Items listed in a dataset:

..............................

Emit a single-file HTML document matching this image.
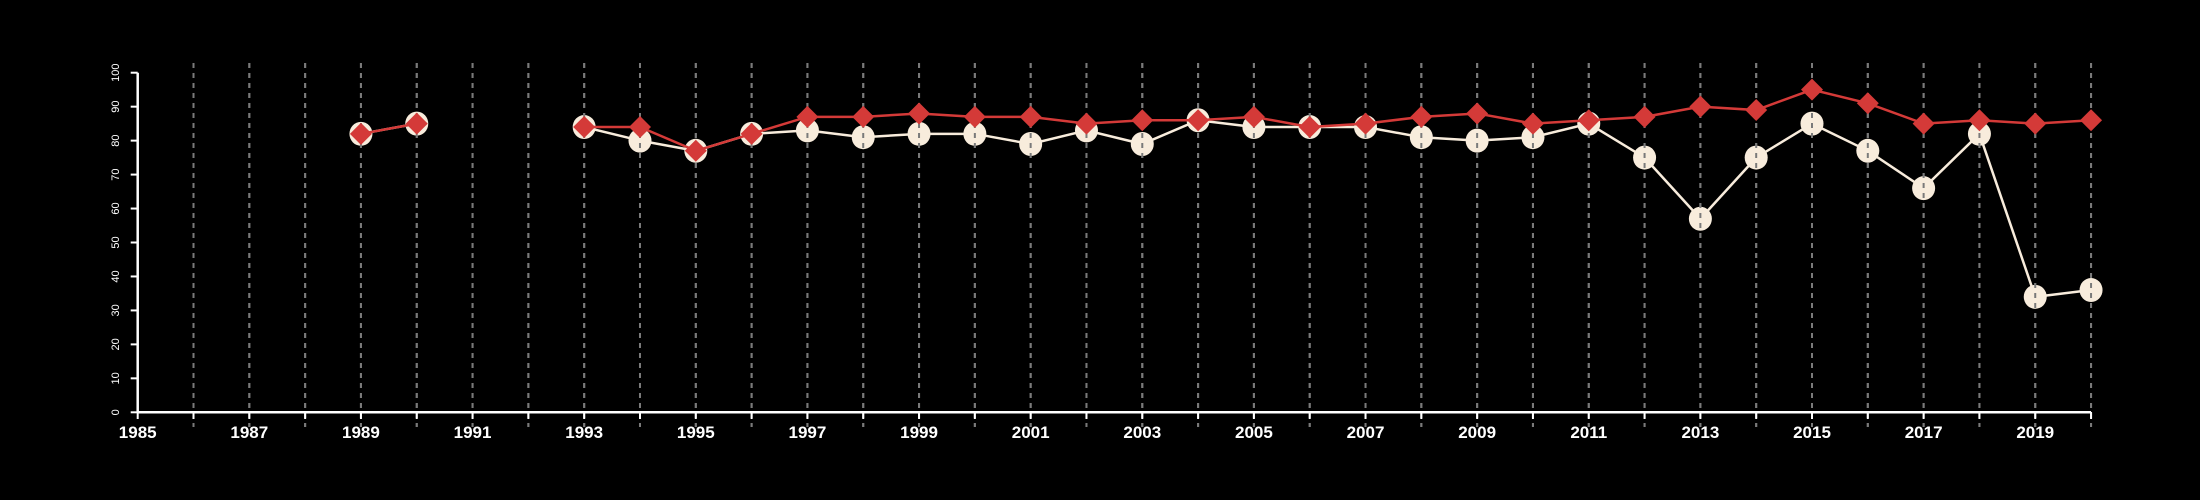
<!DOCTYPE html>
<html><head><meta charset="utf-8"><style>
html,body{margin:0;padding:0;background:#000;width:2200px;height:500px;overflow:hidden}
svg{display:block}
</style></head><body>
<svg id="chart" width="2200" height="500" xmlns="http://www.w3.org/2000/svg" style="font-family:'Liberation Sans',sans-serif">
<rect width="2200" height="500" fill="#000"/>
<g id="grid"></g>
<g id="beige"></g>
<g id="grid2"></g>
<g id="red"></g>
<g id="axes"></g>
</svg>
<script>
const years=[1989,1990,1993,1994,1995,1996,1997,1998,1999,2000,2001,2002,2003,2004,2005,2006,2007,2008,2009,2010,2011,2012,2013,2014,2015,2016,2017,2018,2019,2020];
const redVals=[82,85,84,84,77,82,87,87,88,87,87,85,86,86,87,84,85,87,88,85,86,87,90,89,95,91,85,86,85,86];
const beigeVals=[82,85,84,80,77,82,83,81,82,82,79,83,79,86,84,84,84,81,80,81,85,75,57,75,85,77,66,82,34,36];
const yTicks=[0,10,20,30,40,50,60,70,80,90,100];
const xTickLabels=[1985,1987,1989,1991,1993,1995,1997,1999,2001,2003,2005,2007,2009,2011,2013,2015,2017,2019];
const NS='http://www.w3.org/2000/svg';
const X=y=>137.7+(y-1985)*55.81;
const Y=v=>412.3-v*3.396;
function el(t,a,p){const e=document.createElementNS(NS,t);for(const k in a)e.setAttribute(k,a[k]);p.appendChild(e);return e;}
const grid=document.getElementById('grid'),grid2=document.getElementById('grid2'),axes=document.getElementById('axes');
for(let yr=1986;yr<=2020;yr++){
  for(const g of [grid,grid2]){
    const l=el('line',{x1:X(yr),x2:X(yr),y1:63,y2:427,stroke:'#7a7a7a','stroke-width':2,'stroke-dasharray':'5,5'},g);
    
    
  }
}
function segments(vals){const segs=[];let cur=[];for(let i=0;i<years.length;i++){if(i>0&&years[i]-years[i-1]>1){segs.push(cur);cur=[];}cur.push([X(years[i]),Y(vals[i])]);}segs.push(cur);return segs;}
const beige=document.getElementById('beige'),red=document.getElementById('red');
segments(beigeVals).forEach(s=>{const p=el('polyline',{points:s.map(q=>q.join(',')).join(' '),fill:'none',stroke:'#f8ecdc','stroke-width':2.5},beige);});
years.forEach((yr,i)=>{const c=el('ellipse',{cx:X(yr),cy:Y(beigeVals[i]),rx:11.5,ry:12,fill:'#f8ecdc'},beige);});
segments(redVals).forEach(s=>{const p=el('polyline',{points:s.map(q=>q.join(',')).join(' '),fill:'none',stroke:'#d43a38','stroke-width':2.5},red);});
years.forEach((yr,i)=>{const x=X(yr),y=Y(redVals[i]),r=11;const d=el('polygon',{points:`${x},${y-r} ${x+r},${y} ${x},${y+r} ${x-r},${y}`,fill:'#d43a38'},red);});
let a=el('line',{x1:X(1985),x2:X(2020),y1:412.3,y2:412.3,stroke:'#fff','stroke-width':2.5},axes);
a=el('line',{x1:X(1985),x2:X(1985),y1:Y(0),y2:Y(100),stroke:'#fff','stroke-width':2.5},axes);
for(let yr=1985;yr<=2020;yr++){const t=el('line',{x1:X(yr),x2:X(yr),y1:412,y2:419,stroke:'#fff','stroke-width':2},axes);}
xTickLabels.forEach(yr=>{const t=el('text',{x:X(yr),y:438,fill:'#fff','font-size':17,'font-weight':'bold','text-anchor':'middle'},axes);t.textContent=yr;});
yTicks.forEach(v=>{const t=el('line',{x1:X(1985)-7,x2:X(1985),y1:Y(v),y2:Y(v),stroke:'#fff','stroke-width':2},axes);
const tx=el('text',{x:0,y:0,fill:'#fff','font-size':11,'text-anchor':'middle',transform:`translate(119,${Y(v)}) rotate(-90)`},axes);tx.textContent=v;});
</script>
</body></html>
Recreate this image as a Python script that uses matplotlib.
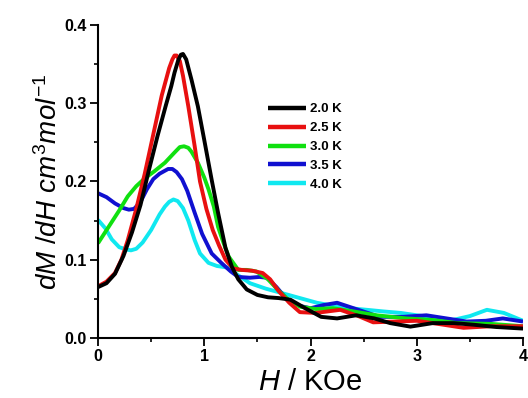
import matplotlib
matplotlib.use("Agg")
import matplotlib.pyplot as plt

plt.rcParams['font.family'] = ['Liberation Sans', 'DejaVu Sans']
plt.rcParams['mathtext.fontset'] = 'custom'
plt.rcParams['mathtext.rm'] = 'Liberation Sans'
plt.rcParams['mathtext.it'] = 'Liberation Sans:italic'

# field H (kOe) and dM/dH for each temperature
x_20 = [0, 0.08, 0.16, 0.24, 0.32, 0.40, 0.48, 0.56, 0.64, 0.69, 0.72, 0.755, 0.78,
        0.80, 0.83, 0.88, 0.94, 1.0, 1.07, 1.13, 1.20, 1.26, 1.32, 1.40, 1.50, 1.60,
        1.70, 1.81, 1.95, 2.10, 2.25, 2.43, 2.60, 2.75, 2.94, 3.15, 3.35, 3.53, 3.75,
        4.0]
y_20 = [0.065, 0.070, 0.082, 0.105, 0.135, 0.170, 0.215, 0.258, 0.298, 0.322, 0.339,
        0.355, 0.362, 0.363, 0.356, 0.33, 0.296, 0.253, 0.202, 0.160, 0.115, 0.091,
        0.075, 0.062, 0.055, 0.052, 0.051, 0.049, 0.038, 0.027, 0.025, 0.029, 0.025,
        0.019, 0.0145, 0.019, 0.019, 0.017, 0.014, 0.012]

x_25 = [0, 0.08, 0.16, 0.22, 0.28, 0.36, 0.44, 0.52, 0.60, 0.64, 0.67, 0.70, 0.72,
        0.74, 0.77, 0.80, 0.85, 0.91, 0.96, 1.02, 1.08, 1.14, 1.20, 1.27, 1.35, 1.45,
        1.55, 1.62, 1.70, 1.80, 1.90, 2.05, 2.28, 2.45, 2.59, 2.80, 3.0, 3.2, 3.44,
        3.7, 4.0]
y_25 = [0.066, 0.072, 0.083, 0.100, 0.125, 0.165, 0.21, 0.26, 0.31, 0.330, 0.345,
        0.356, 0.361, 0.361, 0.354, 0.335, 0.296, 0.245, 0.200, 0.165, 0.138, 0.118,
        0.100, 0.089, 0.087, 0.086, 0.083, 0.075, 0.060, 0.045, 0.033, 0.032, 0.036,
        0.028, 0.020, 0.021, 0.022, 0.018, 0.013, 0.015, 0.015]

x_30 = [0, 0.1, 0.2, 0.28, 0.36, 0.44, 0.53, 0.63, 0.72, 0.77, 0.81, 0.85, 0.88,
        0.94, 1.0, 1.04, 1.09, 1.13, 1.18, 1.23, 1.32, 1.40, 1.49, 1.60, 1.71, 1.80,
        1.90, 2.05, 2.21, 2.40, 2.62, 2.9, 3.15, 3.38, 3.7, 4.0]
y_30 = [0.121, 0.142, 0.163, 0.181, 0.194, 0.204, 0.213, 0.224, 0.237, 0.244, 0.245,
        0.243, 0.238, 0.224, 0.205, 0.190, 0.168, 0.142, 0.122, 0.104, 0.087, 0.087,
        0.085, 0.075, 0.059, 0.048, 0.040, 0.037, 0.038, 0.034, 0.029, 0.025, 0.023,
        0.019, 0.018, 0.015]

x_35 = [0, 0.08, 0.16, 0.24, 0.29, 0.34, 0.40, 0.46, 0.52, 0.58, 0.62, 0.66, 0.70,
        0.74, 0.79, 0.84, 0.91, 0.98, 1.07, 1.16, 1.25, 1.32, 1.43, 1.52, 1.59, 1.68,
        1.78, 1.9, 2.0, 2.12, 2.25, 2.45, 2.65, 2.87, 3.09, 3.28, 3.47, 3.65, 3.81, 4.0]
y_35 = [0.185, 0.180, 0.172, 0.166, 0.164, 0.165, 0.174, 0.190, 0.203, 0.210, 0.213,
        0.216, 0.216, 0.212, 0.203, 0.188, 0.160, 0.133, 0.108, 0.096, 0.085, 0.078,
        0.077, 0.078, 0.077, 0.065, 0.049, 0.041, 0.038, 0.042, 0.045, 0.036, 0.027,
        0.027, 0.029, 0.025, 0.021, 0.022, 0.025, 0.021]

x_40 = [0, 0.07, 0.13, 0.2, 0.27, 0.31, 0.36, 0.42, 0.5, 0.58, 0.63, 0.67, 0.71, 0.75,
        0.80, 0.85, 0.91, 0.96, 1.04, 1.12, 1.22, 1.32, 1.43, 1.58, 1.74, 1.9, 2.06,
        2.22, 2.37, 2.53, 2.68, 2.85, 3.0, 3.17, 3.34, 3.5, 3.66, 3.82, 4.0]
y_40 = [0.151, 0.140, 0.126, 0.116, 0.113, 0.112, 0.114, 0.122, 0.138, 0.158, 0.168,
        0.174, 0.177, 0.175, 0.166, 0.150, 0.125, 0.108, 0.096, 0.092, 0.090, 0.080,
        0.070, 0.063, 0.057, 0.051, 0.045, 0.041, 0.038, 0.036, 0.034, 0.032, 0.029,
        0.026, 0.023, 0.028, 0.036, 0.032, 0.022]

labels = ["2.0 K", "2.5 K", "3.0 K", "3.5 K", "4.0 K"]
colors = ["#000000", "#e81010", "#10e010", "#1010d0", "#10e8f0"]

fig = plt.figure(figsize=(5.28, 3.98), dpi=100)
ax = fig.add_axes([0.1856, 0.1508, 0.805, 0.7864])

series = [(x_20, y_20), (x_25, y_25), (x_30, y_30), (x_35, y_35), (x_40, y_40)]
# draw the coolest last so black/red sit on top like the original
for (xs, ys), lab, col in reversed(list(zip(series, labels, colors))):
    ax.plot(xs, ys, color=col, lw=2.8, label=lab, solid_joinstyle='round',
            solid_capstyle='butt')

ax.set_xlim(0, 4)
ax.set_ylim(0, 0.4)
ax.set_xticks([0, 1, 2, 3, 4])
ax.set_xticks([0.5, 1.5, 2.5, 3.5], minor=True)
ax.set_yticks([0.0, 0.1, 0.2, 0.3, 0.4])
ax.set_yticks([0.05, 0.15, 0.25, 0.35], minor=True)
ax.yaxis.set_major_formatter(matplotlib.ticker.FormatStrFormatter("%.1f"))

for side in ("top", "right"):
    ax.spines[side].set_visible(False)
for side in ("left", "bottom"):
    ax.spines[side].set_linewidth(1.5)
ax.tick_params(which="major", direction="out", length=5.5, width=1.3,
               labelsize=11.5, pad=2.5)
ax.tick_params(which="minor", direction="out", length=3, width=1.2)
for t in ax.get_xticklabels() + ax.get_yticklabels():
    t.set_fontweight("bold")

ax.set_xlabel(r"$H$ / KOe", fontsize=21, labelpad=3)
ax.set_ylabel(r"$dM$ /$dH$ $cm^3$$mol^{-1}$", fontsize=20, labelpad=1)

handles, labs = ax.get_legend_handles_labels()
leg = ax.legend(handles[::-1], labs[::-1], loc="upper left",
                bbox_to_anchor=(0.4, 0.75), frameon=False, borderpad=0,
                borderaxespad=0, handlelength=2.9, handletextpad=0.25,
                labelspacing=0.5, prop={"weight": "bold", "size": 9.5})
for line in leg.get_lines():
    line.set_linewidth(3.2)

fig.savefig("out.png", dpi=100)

..............................

* Goal of the exercise: Return exactly the lines from the one with "Recreate this image" to the one with "0.028, 0.020, 0.021, 0.022, 0.018, 0.013, 0.015, 0.015]", inclusive, and nothing else; skip the pictures.

* Problem solution:
Recreate this image as a Python script that uses matplotlib.
import matplotlib
matplotlib.use("Agg")
import matplotlib.pyplot as plt

plt.rcParams['font.family'] = ['Liberation Sans', 'DejaVu Sans']
plt.rcParams['mathtext.fontset'] = 'custom'
plt.rcParams['mathtext.rm'] = 'Liberation Sans'
plt.rcParams['mathtext.it'] = 'Liberation Sans:italic'

# field H (kOe) and dM/dH for each temperature
x_20 = [0, 0.08, 0.16, 0.24, 0.32, 0.40, 0.48, 0.56, 0.64, 0.69, 0.72, 0.755, 0.78,
        0.80, 0.83, 0.88, 0.94, 1.0, 1.07, 1.13, 1.20, 1.26, 1.32, 1.40, 1.50, 1.60,
        1.70, 1.81, 1.95, 2.10, 2.25, 2.43, 2.60, 2.75, 2.94, 3.15, 3.35, 3.53, 3.75,
        4.0]
y_20 = [0.065, 0.070, 0.082, 0.105, 0.135, 0.170, 0.215, 0.258, 0.298, 0.322, 0.339,
        0.355, 0.362, 0.363, 0.356, 0.33, 0.296, 0.253, 0.202, 0.160, 0.115, 0.091,
        0.075, 0.062, 0.055, 0.052, 0.051, 0.049, 0.038, 0.027, 0.025, 0.029, 0.025,
        0.019, 0.0145, 0.019, 0.019, 0.017, 0.014, 0.012]

x_25 = [0, 0.08, 0.16, 0.22, 0.28, 0.36, 0.44, 0.52, 0.60, 0.64, 0.67, 0.70, 0.72,
        0.74, 0.77, 0.80, 0.85, 0.91, 0.96, 1.02, 1.08, 1.14, 1.20, 1.27, 1.35, 1.45,
        1.55, 1.62, 1.70, 1.80, 1.90, 2.05, 2.28, 2.45, 2.59, 2.80, 3.0, 3.2, 3.44,
        3.7, 4.0]
y_25 = [0.066, 0.072, 0.083, 0.100, 0.125, 0.165, 0.21, 0.26, 0.31, 0.330, 0.345,
        0.356, 0.361, 0.361, 0.354, 0.335, 0.296, 0.245, 0.200, 0.165, 0.138, 0.118,
        0.100, 0.089, 0.087, 0.086, 0.083, 0.075, 0.060, 0.045, 0.033, 0.032, 0.036,
        0.028, 0.020, 0.021, 0.022, 0.018, 0.013, 0.015, 0.015]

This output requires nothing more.